**EXERCISE DETAILS:**
Output the material below unchanged, apart from leaving out the pictures.

**DATASET CONTENT:**

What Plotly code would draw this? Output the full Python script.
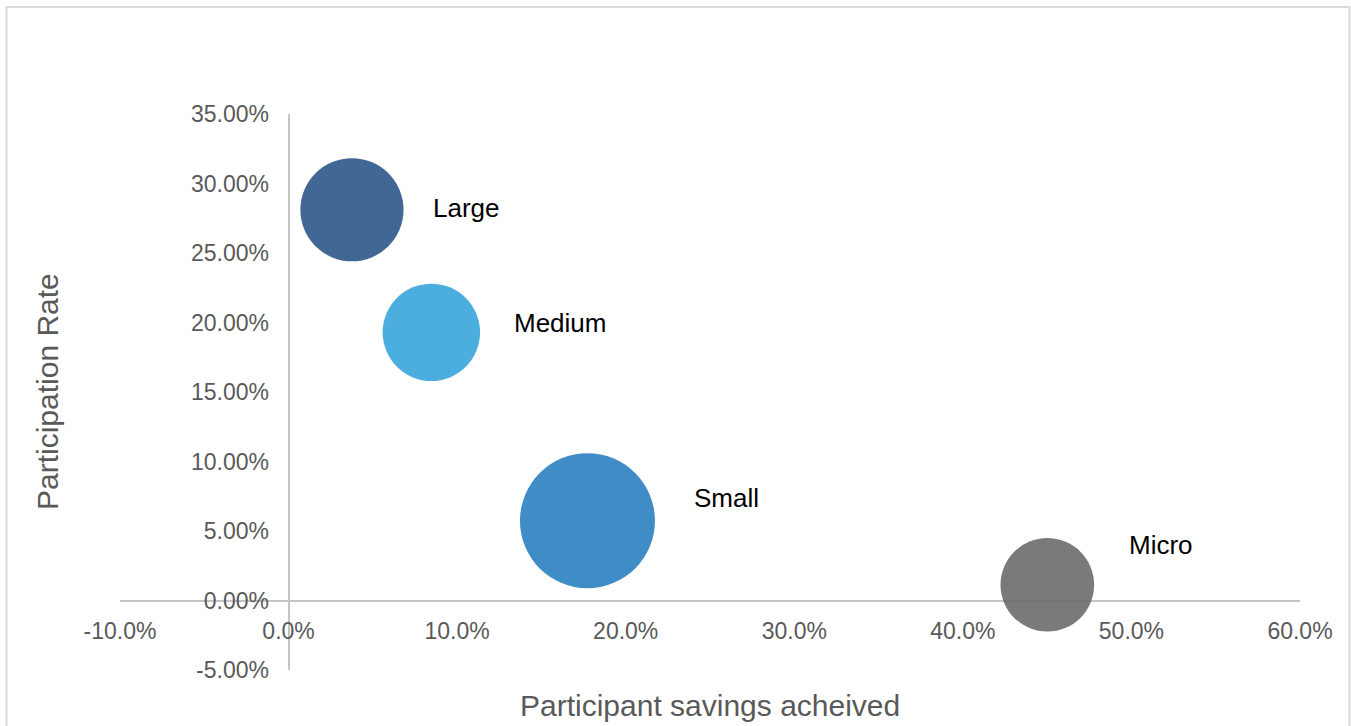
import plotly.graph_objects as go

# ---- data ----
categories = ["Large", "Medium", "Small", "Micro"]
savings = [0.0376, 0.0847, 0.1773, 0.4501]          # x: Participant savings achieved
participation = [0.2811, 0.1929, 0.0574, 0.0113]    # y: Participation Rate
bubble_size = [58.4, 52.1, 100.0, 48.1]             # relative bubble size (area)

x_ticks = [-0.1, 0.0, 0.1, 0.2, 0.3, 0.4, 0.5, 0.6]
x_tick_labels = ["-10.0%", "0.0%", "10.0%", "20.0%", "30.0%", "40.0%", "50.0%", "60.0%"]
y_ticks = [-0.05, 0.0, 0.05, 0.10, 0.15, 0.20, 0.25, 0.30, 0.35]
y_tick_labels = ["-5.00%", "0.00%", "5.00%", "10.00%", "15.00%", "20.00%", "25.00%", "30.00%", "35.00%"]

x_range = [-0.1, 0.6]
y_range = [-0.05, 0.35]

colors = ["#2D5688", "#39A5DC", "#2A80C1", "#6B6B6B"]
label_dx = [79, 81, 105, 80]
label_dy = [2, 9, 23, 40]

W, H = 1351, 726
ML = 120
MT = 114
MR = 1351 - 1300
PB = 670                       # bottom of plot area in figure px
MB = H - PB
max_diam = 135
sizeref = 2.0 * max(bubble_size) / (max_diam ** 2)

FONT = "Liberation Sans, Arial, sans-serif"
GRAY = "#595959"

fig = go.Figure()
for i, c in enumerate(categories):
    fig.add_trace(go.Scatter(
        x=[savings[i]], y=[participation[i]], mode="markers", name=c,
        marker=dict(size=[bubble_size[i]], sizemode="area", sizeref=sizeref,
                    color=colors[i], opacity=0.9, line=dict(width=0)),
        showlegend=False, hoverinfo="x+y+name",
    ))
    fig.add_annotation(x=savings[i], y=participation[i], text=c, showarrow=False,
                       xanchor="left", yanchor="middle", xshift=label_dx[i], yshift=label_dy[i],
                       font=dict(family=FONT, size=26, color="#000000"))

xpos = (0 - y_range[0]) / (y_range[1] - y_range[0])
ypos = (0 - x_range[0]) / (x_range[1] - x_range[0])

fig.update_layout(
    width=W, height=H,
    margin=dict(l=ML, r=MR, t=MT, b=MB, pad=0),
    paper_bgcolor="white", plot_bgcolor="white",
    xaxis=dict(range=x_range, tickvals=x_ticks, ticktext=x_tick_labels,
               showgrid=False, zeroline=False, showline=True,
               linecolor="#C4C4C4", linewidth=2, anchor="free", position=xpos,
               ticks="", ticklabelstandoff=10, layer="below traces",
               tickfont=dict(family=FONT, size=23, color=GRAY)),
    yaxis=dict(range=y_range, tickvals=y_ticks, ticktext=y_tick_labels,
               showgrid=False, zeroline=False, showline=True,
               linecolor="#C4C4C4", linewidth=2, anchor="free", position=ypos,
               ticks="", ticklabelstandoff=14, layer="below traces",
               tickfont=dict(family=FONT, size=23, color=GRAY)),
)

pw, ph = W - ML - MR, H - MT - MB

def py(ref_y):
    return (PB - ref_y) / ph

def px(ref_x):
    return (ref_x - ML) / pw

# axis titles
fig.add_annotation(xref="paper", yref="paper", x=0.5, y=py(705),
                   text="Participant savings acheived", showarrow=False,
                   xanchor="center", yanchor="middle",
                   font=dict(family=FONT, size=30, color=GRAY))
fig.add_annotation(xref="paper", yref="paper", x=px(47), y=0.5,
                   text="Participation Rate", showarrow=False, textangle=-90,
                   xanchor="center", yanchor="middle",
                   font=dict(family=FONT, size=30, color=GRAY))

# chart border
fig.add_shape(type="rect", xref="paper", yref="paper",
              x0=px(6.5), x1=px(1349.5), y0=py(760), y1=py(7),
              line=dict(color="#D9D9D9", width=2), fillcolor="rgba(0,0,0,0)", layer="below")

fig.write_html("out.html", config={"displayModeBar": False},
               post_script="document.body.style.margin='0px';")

**PROBLEM SOLUTION:**
What Plotly code would draw this? Output the full Python script.
import plotly.graph_objects as go

# ---- data ----
categories = ["Large", "Medium", "Small", "Micro"]
savings = [0.0376, 0.0847, 0.1773, 0.4501]          # x: Participant savings achieved
participation = [0.2811, 0.1929, 0.0574, 0.0113]    # y: Participation Rate
bubble_size = [58.4, 52.1, 100.0, 48.1]             # relative bubble size (area)

x_ticks = [-0.1, 0.0, 0.1, 0.2, 0.3, 0.4, 0.5, 0.6]
x_tick_labels = ["-10.0%", "0.0%", "10.0%", "20.0%", "30.0%", "40.0%", "50.0%", "60.0%"]
y_ticks = [-0.05, 0.0, 0.05, 0.10, 0.15, 0.20, 0.25, 0.30, 0.35]
y_tick_labels = ["-5.00%", "0.00%", "5.00%", "10.00%", "15.00%", "20.00%", "25.00%", "30.00%", "35.00%"]

x_range = [-0.1, 0.6]
y_range = [-0.05, 0.35]

colors = ["#2D5688", "#39A5DC", "#2A80C1", "#6B6B6B"]
label_dx = [79, 81, 105, 80]
label_dy = [2, 9, 23, 40]

W, H = 1351, 726
ML = 120
MT = 114
MR = 1351 - 1300
PB = 670                       # bottom of plot area in figure px
MB = H - PB
max_diam = 135
sizeref = 2.0 * max(bubble_size) / (max_diam ** 2)

FONT = "Liberation Sans, Arial, sans-serif"
GRAY = "#595959"

fig = go.Figure()
for i, c in enumerate(categories):
    fig.add_trace(go.Scatter(
        x=[savings[i]], y=[participation[i]], mode="markers", name=c,
        marker=dict(size=[bubble_size[i]], sizemode="area", sizeref=sizeref,
                    color=colors[i], opacity=0.9, line=dict(width=0)),
        showlegend=False, hoverinfo="x+y+name",
    ))
    fig.add_annotation(x=savings[i], y=participation[i], text=c, showarrow=False,
                       xanchor="left", yanchor="middle", xshift=label_dx[i], yshift=label_dy[i],
                       font=dict(family=FONT, size=26, color="#000000"))

xpos = (0 - y_range[0]) / (y_range[1] - y_range[0])
ypos = (0 - x_range[0]) / (x_range[1] - x_range[0])

fig.update_layout(
    width=W, height=H,
    margin=dict(l=ML, r=MR, t=MT, b=MB, pad=0),
    paper_bgcolor="white", plot_bgcolor="white",
    xaxis=dict(range=x_range, tickvals=x_ticks, ticktext=x_tick_labels,
               showgrid=False, zeroline=False, showline=True,
               linecolor="#C4C4C4", linewidth=2, anchor="free", position=xpos,
               ticks="", ticklabelstandoff=10, layer="below traces",
               tickfont=dict(family=FONT, size=23, color=GRAY)),
    yaxis=dict(range=y_range, tickvals=y_ticks, ticktext=y_tick_labels,
               showgrid=False, zeroline=False, showline=True,
               linecolor="#C4C4C4", linewidth=2, anchor="free", position=ypos,
               ticks="", ticklabelstandoff=14, layer="below traces",
               tickfont=dict(family=FONT, size=23, color=GRAY)),
)

pw, ph = W - ML - MR, H - MT - MB

def py(ref_y):
    return (PB - ref_y) / ph

def px(ref_x):
    return (ref_x - ML) / pw

# axis titles
fig.add_annotation(xref="paper", yref="paper", x=0.5, y=py(705),
                   text="Participant savings acheived", showarrow=False,
                   xanchor="center", yanchor="middle",
                   font=dict(family=FONT, size=30, color=GRAY))
fig.add_annotation(xref="paper", yref="paper", x=px(47), y=0.5,
                   text="Participation Rate", showarrow=False, textangle=-90,
                   xanchor="center", yanchor="middle",
                   font=dict(family=FONT, size=30, color=GRAY))

# chart border
fig.add_shape(type="rect", xref="paper", yref="paper",
              x0=px(6.5), x1=px(1349.5), y0=py(760), y1=py(7),
              line=dict(color="#D9D9D9", width=2), fillcolor="rgba(0,0,0,0)", layer="below")

fig.write_html("out.html", config={"displayModeBar": False},
               post_script="document.body.style.margin='0px';")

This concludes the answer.